[begin DATA BLOCK]

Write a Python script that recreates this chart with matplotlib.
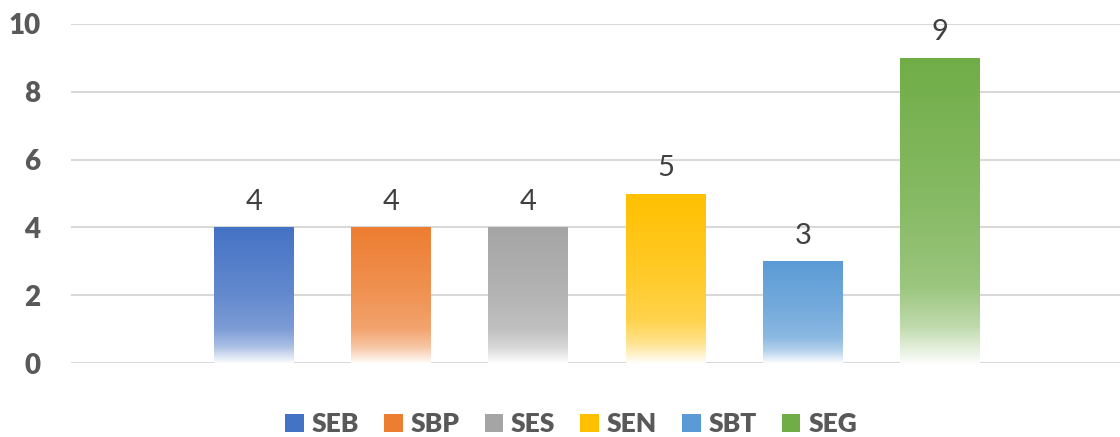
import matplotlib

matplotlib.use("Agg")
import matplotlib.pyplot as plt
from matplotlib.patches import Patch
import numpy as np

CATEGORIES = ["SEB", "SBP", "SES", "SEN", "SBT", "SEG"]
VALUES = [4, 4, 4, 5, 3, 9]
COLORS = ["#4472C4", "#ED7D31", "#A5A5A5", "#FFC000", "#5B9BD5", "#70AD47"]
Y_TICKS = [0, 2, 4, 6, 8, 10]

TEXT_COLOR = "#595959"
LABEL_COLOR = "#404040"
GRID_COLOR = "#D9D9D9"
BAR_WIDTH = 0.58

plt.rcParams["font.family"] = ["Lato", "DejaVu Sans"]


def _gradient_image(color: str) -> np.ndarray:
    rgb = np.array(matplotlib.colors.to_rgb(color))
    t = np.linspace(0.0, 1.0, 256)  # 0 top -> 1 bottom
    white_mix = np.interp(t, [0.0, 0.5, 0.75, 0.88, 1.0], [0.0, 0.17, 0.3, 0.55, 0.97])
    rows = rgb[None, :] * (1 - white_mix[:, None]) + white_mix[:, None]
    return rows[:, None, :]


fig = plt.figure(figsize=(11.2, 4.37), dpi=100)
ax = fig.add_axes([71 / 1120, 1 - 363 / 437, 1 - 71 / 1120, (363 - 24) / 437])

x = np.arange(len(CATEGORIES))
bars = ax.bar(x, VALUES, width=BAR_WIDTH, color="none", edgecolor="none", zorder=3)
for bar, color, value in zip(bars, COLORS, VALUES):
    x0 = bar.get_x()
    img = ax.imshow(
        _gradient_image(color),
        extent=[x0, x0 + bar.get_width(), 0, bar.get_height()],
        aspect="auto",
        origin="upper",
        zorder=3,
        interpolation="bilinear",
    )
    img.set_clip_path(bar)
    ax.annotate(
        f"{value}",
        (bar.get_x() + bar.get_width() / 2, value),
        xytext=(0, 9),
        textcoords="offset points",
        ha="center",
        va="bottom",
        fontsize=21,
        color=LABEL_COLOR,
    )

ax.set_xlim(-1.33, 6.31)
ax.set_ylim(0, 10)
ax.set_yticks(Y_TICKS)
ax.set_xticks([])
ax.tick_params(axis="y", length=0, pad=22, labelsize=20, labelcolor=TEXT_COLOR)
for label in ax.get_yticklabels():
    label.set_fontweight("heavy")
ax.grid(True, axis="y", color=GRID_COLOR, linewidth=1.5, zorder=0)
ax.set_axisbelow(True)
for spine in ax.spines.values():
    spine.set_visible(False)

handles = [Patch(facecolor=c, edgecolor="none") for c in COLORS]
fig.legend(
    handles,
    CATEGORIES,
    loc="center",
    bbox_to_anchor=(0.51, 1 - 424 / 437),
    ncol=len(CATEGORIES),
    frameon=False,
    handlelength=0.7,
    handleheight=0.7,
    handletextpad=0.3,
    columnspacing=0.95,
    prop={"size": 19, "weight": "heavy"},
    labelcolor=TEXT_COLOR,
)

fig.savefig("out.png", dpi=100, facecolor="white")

[end DATA BLOCK]

| YOUR TASK |
All of the material above should be reproduced exactly, except the pictures.

| ANSWER FOR THIS EXERCISE |
Write a Python script that recreates this chart with matplotlib.
import matplotlib

matplotlib.use("Agg")
import matplotlib.pyplot as plt
from matplotlib.patches import Patch
import numpy as np

CATEGORIES = ["SEB", "SBP", "SES", "SEN", "SBT", "SEG"]
VALUES = [4, 4, 4, 5, 3, 9]
COLORS = ["#4472C4", "#ED7D31", "#A5A5A5", "#FFC000", "#5B9BD5", "#70AD47"]
Y_TICKS = [0, 2, 4, 6, 8, 10]

TEXT_COLOR = "#595959"
LABEL_COLOR = "#404040"
GRID_COLOR = "#D9D9D9"
BAR_WIDTH = 0.58

plt.rcParams["font.family"] = ["Lato", "DejaVu Sans"]


def _gradient_image(color: str) -> np.ndarray:
    rgb = np.array(matplotlib.colors.to_rgb(color))
    t = np.linspace(0.0, 1.0, 256)  # 0 top -> 1 bottom
    white_mix = np.interp(t, [0.0, 0.5, 0.75, 0.88, 1.0], [0.0, 0.17, 0.3, 0.55, 0.97])
    rows = rgb[None, :] * (1 - white_mix[:, None]) + white_mix[:, None]
    return rows[:, None, :]


fig = plt.figure(figsize=(11.2, 4.37), dpi=100)
ax = fig.add_axes([71 / 1120, 1 - 363 / 437, 1 - 71 / 1120, (363 - 24) / 437])

x = np.arange(len(CATEGORIES))
bars = ax.bar(x, VALUES, width=BAR_WIDTH, color="none", edgecolor="none", zorder=3)
for bar, color, value in zip(bars, COLORS, VALUES):
    x0 = bar.get_x()
    img = ax.imshow(
        _gradient_image(color),
        extent=[x0, x0 + bar.get_width(), 0, bar.get_height()],
        aspect="auto",
        origin="upper",
        zorder=3,
        interpolation="bilinear",
    )
    img.set_clip_path(bar)
    ax.annotate(
        f"{value}",
        (bar.get_x() + bar.get_width() / 2, value),
        xytext=(0, 9),
        textcoords="offset points",
        ha="center",
        va="bottom",
        fontsize=21,
        color=LABEL_COLOR,
    )

ax.set_xlim(-1.33, 6.31)
ax.set_ylim(0, 10)
ax.set_yticks(Y_TICKS)
ax.set_xticks([])
ax.tick_params(axis="y", length=0, pad=22, labelsize=20, labelcolor=TEXT_COLOR)
for label in ax.get_yticklabels():
    label.set_fontweight("heavy")
ax.grid(True, axis="y", color=GRID_COLOR, linewidth=1.5, zorder=0)
ax.set_axisbelow(True)
for spine in ax.spines.values():
    spine.set_visible(False)

handles = [Patch(facecolor=c, edgecolor="none") for c in COLORS]
fig.legend(
    handles,
    CATEGORIES,
    loc="center",
    bbox_to_anchor=(0.51, 1 - 424 / 437),
    ncol=len(CATEGORIES),
    frameon=False,
    handlelength=0.7,
    handleheight=0.7,
    handletextpad=0.3,
    columnspacing=0.95,
    prop={"size": 19, "weight": "heavy"},
    labelcolor=TEXT_COLOR,
)

fig.savefig("out.png", dpi=100, facecolor="white")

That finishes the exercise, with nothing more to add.